Книга составлялась торопливо; пожалуй, от недодуманности – полное непонимание Бахтина, будто бы «устраняющего» Бога и в угоду индивидуалистическому сознанию заменяющего соборность диалогичностью [15] . Из-за спешки ни разу не написана правильно фамилия Фукуямы, а Шкловский поименован Борисом. Но что с того, если как целое книга – настоящая, то есть находится на территории той самой реальности , на поиски которой отправился ее автор.
О л ь г а М е е р с о н. Персонализм как поэтика. Литературный мир глазами его обитателей. СПб., издательство «Пушкинский дом», 2009, 432 стр.
Что примечательно сегодня: литературоведение ищет не столько новые объекты исследования (привлекательны прежде всего имена первого ряда – неисчерпаемый источник для демонстрации собственных находок), сколько новые методы и ракурсы, сближающие филолога с философом. Это относится к трем книгам, представляемым ниже, но в первую очередь – к книге О. Меерсон, итожащей прежние ее работы. (Нелишняя справка: автор – университетский профессор в США, жена православного священника, мать троих детей; труд ее посвящен «учителю» - Роберту Белнэпу, выдающемуся американскому достоевисту.)
Вот кто понял Бахтина, что называется, адекватно! (И даже – в духе его «оправдания», «бахтинодицеи».) Поэтика персонализма – это поэтика уважения автора к личности своих героев, подобная «уважению» Творца к любой личности человеческой в ее самобытии и свободе. Притом Меерсон расширяет область такой персоналистской «постановки» персонажа: если Бахтин очерчивал ее границы вокруг прямого или косвенного слова действующего лица, то исследовательница учитывает и зрящий глаз героев, даже когда их слово не вклинено в речь повествователя или рассказчика. Вместе с тем она совершенно справедливо указывает на наличие верховного ценностного взгляда самого автора произведения - как конструктора и сопоставителя чужих точек зрения по ходу сюжета [16] , - тем самым освобождая «полифонию» Бахтина от привкуса релятивизма и противясь «агностической» догме Ролана Барта о «непознаваемости автора из текста» («Автор присутствует в своем тексте < …> не только нарративно, но и, в первую очередь, структурно»).

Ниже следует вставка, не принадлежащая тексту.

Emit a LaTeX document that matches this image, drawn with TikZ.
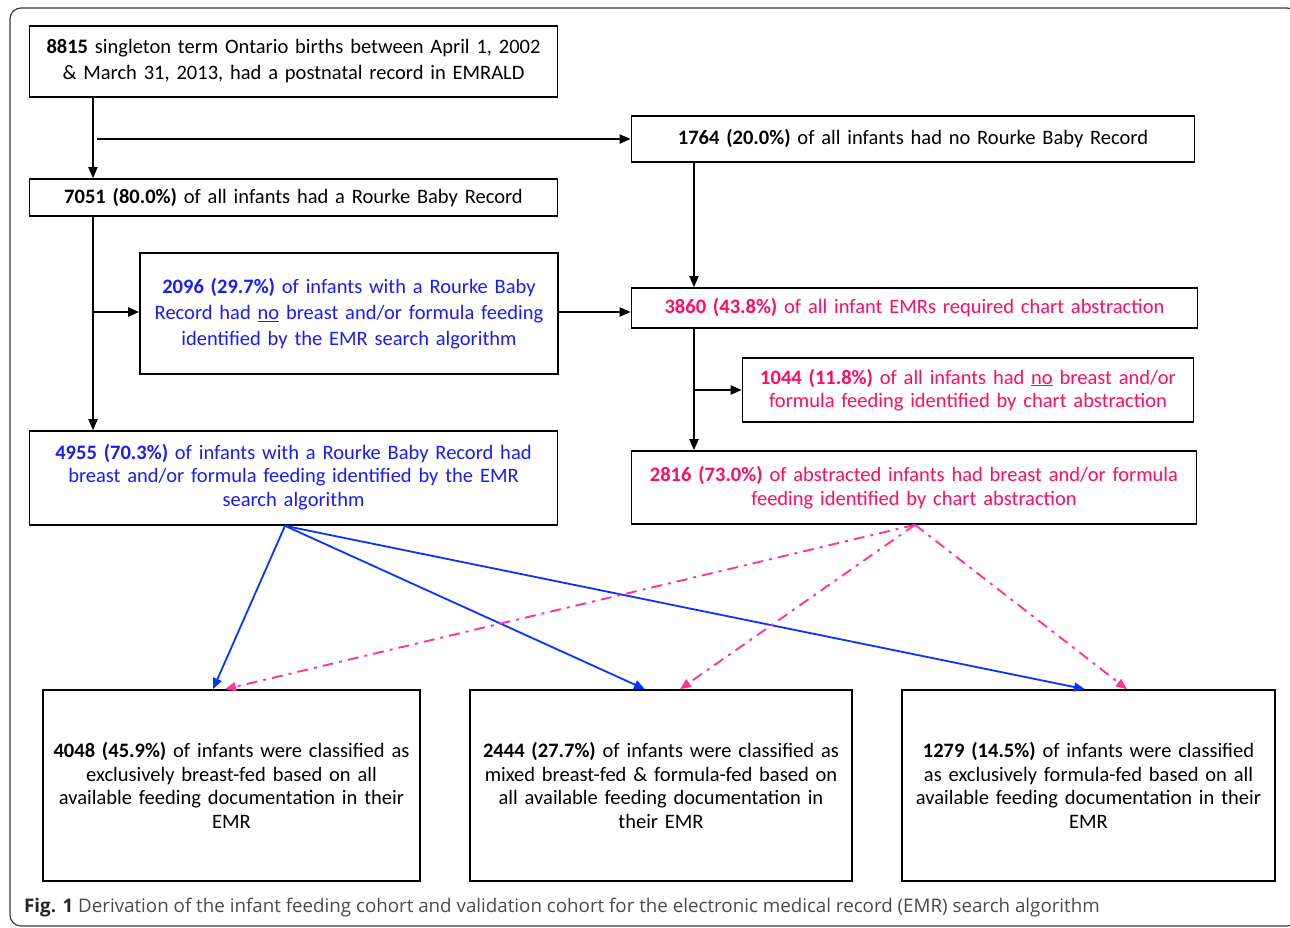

Охват книги – при выдержанности единого подхода (см. подзаголовок) – чрезвычаен: от лирической поэзии литургики и псалмов, через Пушкина, Достоевского, Толстого, Лескова, до «Котлована» Платонова и «Голоса из хора» Абрама Терца. Читателя ждет ряд парадоксальных соположений, эвристических вспышек. Например, рассказ о Сретении у евангелиста Луки и Иосифа Бродского в виде двух взглядов на одно и то же событие – Богоматери и старца Симеона. Или: «Вий» и «Кроткая» как два противоположных отношения к женскому существу: «объектное» - глазами Хомы Брута, устремленными на панночку, и повернутое к восприятию изнутри – по мере опамятования рассказчика-вдовца. Для меня чрезвычайно значима глава о Смердякове – «центре субъектной организации (1)Братьев Карамазовых(2)» (Достоевский доносит до читателя полноправную точку зрения Павла Федоровича, но трое братьев, не без трагических последствий, игнорируют ее). Я чуяла, подозревала нечто подобное, особенно после гениальной игры Валентина Никулина в посредственном фильме Пырьева, - но чтобы так убедить!